> [THE TASK]:
Return all of the data exactly as written, without the pictures.

> [DATASET CONTENT]:
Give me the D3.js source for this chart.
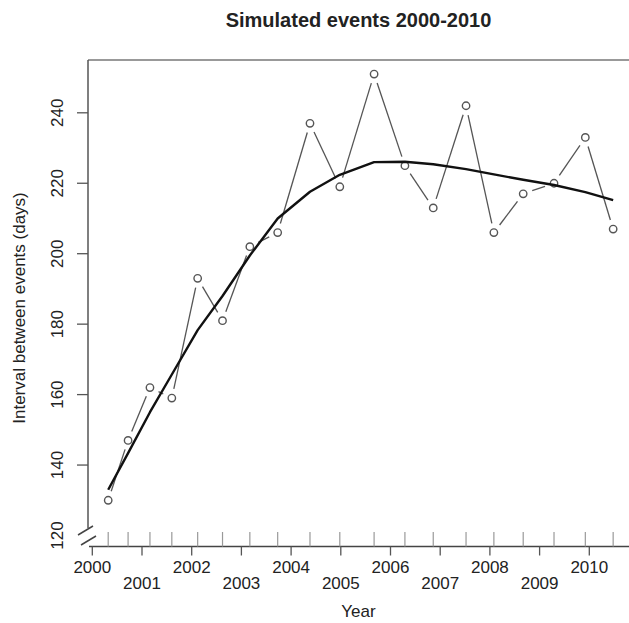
<!DOCTYPE html>
<html>
<head>
<meta charset="utf-8">
<script src="https://cdn.jsdelivr.net/npm/d3@7"></script>
<style>
  body { margin: 0; background: #fff; }
  text { font-family: "Liberation Sans", Arial, sans-serif; fill: #222; }
</style>
</head>
<body>
<svg width="629" height="623"></svg>
<script>
// Event times (decimal years) and interval to previous event (days)
const eventYears = [2000.32, 2000.72, 2001.16, 2001.60, 2002.12, 2002.62, 2003.17, 2003.73, 2004.38, 2004.98,
  2005.67, 2006.29, 2006.86, 2007.52, 2008.08, 2008.67, 2009.29, 2009.92, 2010.48];
const intervals = [130, 147, 162, 159, 193, 181, 202, 206, 237, 219,
  251, 225, 213, 242, 206, 217, 220, 233, 207];
// lowess smooth of the intervals
const smoothed = [133, 143.4, 155, 165.7, 178.3, 188, 199.5, 210, 217.6, 222.4,
  226, 226.1, 225.4, 224, 222.5, 221, 219.5, 217.5, 215.2];

const yTicks = [120, 140, 160, 180, 200, 220, 240];
const xTicks = [2000, 2001, 2002, 2003, 2004, 2005, 2006, 2007, 2008, 2009, 2010];

const svg = d3.select("svg"),
  width = +svg.attr("width"),
  height = +svg.attr("height");

const plotLeft = 88, plotTop = 60, axisY = 546.5;

const x = d3.scaleLinear().domain([2000, 2010]).range([92.3, 589.3]);
const y = d3.scaleLinear().domain([120, 240]).range([535.5, 112.8]);

const points = eventYears.map((d, i) => ({ x: x(d), y: y(intervals[i]) }));

// Title
svg.append("text")
  .attr("x", 358.5).attr("y", 26.5)
  .attr("text-anchor", "middle")
  .style("font-size", "20px").style("font-weight", "bold")
  .text("Simulated events 2000-2010");

// Top frame line
svg.append("line")
  .attr("x1", plotLeft).attr("x2", width)
  .attr("y1", plotTop).attr("y2", plotTop)
  .attr("stroke", "#777").attr("stroke-width", 1.6);

// Y axis (broken at the bottom)
svg.append("line")
  .attr("x1", plotLeft).attr("x2", plotLeft)
  .attr("y1", plotTop).attr("y2", 528)
  .attr("stroke", "#555").attr("stroke-width", 1.5);

svg.append("g")
  .selectAll("line")
  .data(yTicks.filter(d => d > 120))
  .join("line")
  .attr("x1", 77).attr("x2", plotLeft)
  .attr("y1", d => y(d)).attr("y2", d => y(d))
  .attr("stroke", "#555").attr("stroke-width", 1.3);

svg.append("g")
  .selectAll("text")
  .data(yTicks)
  .join("text")
  .attr("transform", d => `translate(63,${y(d)}) rotate(-90)`)
  .attr("text-anchor", "middle")
  .style("font-size", "17px")
  .text(d => d);

// axis break slashes
svg.append("g")
  .selectAll("line")
  .data([[78, 535, 93, 526], [81, 545, 96, 536]])
  .join("line")
  .attr("x1", d => d[0]).attr("y1", d => d[1])
  .attr("x2", d => d[2]).attr("y2", d => d[3])
  .attr("stroke", "#444").attr("stroke-width", 1.5);

// X axis
svg.append("line")
  .attr("x1", 89).attr("x2", width)
  .attr("y1", axisY).attr("y2", axisY)
  .attr("stroke", "#444").attr("stroke-width", 1.5);

svg.append("g")
  .selectAll("line")
  .data(xTicks)
  .join("line")
  .attr("x1", d => x(d)).attr("x2", d => x(d))
  .attr("y1", axisY).attr("y2", axisY + 9)
  .attr("stroke", "#555").attr("stroke-width", 1.3);

svg.append("g")
  .selectAll("text")
  .data(xTicks)
  .join("text")
  .attr("x", d => x(d))
  .attr("y", d => (d % 2 === 0 ? 572.7 : 589.3))
  .attr("text-anchor", "middle")
  .style("font-size", "17px")
  .text(d => d);

// rug of event times
svg.append("g")
  .selectAll("line")
  .data(eventYears)
  .join("line")
  .attr("x1", d => x(d)).attr("x2", d => x(d))
  .attr("y1", axisY).attr("y2", 532)
  .attr("stroke", "#999").attr("stroke-width", 1.2);

// Axis titles
svg.append("text")
  .attr("x", 358.5).attr("y", 617)
  .attr("text-anchor", "middle")
  .style("font-size", "17px")
  .text("Year");

svg.append("text")
  .attr("transform", "translate(25,308) rotate(-90)")
  .attr("text-anchor", "middle")
  .style("font-size", "17px")
  .text("Interval between events (days)");

// Connecting segments with gaps around points (type = "b")
const gap = 9.5;
const segs = d3.pairs(points).map(([a, b]) => {
  const dx = b.x - a.x, dy = b.y - a.y, len = Math.hypot(dx, dy);
  const ux = dx / len, uy = dy / len;
  return { x1: a.x + ux * gap, y1: a.y + uy * gap, x2: b.x - ux * gap, y2: b.y - uy * gap, ok: len > 2 * gap };
}).filter(d => d.ok);

svg.append("g")
  .selectAll("line")
  .data(segs)
  .join("line")
  .attr("x1", d => d.x1).attr("y1", d => d.y1)
  .attr("x2", d => d.x2).attr("y2", d => d.y2)
  .attr("stroke", "#555").attr("stroke-width", 1.3);

svg.append("g")
  .selectAll("circle")
  .data(points)
  .join("circle")
  .attr("cx", d => d.x).attr("cy", d => d.y)
  .attr("r", 3.7)
  .attr("fill", "none")
  .attr("stroke", "#555").attr("stroke-width", 1.4);

// Smooth curve
const line = d3.line()
  .x((d, i) => x(eventYears[i]))
  .y(d => y(d));

svg.append("path")
  .datum(smoothed)
  .attr("d", line)
  .attr("fill", "none")
  .attr("stroke", "#111")
  .attr("stroke-width", 2.4)
  .attr("stroke-linejoin", "round");
</script>
</body>
</html>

> [CORRECT OUTPUT]:
Give me the D3.js source for this chart.
<!DOCTYPE html>
<html>
<head>
<meta charset="utf-8">
<script src="https://cdn.jsdelivr.net/npm/d3@7"></script>
<style>
  body { margin: 0; background: #fff; }
  text { font-family: "Liberation Sans", Arial, sans-serif; fill: #222; }
</style>
</head>
<body>
<svg width="629" height="623"></svg>
<script>
// Event times (decimal years) and interval to previous event (days)
const eventYears = [2000.32, 2000.72, 2001.16, 2001.60, 2002.12, 2002.62, 2003.17, 2003.73, 2004.38, 2004.98,
  2005.67, 2006.29, 2006.86, 2007.52, 2008.08, 2008.67, 2009.29, 2009.92, 2010.48];
const intervals = [130, 147, 162, 159, 193, 181, 202, 206, 237, 219,
  251, 225, 213, 242, 206, 217, 220, 233, 207];
// lowess smooth of the intervals
const smoothed = [133, 143.4, 155, 165.7, 178.3, 188, 199.5, 210, 217.6, 222.4,
  226, 226.1, 225.4, 224, 222.5, 221, 219.5, 217.5, 215.2];

const yTicks = [120, 140, 160, 180, 200, 220, 240];
const xTicks = [2000, 2001, 2002, 2003, 2004, 2005, 2006, 2007, 2008, 2009, 2010];

const svg = d3.select("svg"),
  width = +svg.attr("width"),
  height = +svg.attr("height");

const plotLeft = 88, plotTop = 60, axisY = 546.5;

const x = d3.scaleLinear().domain([2000, 2010]).range([92.3, 589.3]);
const y = d3.scaleLinear().domain([120, 240]).range([535.5, 112.8]);

const points = eventYears.map((d, i) => ({ x: x(d), y: y(intervals[i]) }));

// Title
svg.append("text")
  .attr("x", 358.5).attr("y", 26.5)
  .attr("text-anchor", "middle")
  .style("font-size", "20px").style("font-weight", "bold")
  .text("Simulated events 2000-2010");

// Top frame line
svg.append("line")
  .attr("x1", plotLeft).attr("x2", width)
  .attr("y1", plotTop).attr("y2", plotTop)
  .attr("stroke", "#777").attr("stroke-width", 1.6);

// Y axis (broken at the bottom)
svg.append("line")
  .attr("x1", plotLeft).attr("x2", plotLeft)
  .attr("y1", plotTop).attr("y2", 528)
  .attr("stroke", "#555").attr("stroke-width", 1.5);

svg.append("g")
  .selectAll("line")
  .data(yTicks.filter(d => d > 120))
  .join("line")
  .attr("x1", 77).attr("x2", plotLeft)
  .attr("y1", d => y(d)).attr("y2", d => y(d))
  .attr("stroke", "#555").attr("stroke-width", 1.3);

svg.append("g")
  .selectAll("text")
  .data(yTicks)
  .join("text")
  .attr("transform", d => `translate(63,${y(d)}) rotate(-90)`)
  .attr("text-anchor", "middle")
  .style("font-size", "17px")
  .text(d => d);

// axis break slashes
svg.append("g")
  .selectAll("line")
  .data([[78, 535, 93, 526], [81, 545, 96, 536]])
  .join("line")
  .attr("x1", d => d[0]).attr("y1", d => d[1])
  .attr("x2", d => d[2]).attr("y2", d => d[3])
  .attr("stroke", "#444").attr("stroke-width", 1.5);

// X axis
svg.append("line")
  .attr("x1", 89).attr("x2", width)
  .attr("y1", axisY).attr("y2", axisY)
  .attr("stroke", "#444").attr("stroke-width", 1.5);

svg.append("g")
  .selectAll("line")
  .data(xTicks)
  .join("line")
  .attr("x1", d => x(d)).attr("x2", d => x(d))
  .attr("y1", axisY).attr("y2", axisY + 9)
  .attr("stroke", "#555").attr("stroke-width", 1.3);

svg.append("g")
  .selectAll("text")
  .data(xTicks)
  .join("text")
  .attr("x", d => x(d))
  .attr("y", d => (d % 2 === 0 ? 572.7 : 589.3))
  .attr("text-anchor", "middle")
  .style("font-size", "17px")
  .text(d => d);

// rug of event times
svg.append("g")
  .selectAll("line")
  .data(eventYears)
  .join("line")
  .attr("x1", d => x(d)).attr("x2", d => x(d))
  .attr("y1", axisY).attr("y2", 532)
  .attr("stroke", "#999").attr("stroke-width", 1.2);

// Axis titles
svg.append("text")
  .attr("x", 358.5).attr("y", 617)
  .attr("text-anchor", "middle")
  .style("font-size", "17px")
  .text("Year");

svg.append("text")
  .attr("transform", "translate(25,308) rotate(-90)")
  .attr("text-anchor", "middle")
  .style("font-size", "17px")
  .text("Interval between events (days)");

// Connecting segments with gaps around points (type = "b")
const gap = 9.5;
const segs = d3.pairs(points).map(([a, b]) => {
  const dx = b.x - a.x, dy = b.y - a.y, len = Math.hypot(dx, dy);
  const ux = dx / len, uy = dy / len;
  return { x1: a.x + ux * gap, y1: a.y + uy * gap, x2: b.x - ux * gap, y2: b.y - uy * gap, ok: len > 2 * gap };
}).filter(d => d.ok);

svg.append("g")
  .selectAll("line")
  .data(segs)
  .join("line")
  .attr("x1", d => d.x1).attr("y1", d => d.y1)
  .attr("x2", d => d.x2).attr("y2", d => d.y2)
  .attr("stroke", "#555").attr("stroke-width", 1.3);

svg.append("g")
  .selectAll("circle")
  .data(points)
  .join("circle")
  .attr("cx", d => d.x).attr("cy", d => d.y)
  .attr("r", 3.7)
  .attr("fill", "none")
  .attr("stroke", "#555").attr("stroke-width", 1.4);

// Smooth curve
const line = d3.line()
  .x((d, i) => x(eventYears[i]))
  .y(d => y(d));

svg.append("path")
  .datum(smoothed)
  .attr("d", line)
  .attr("fill", "none")
  .attr("stroke", "#111")
  .attr("stroke-width", 2.4)
  .attr("stroke-linejoin", "round");
</script>
</body>
</html>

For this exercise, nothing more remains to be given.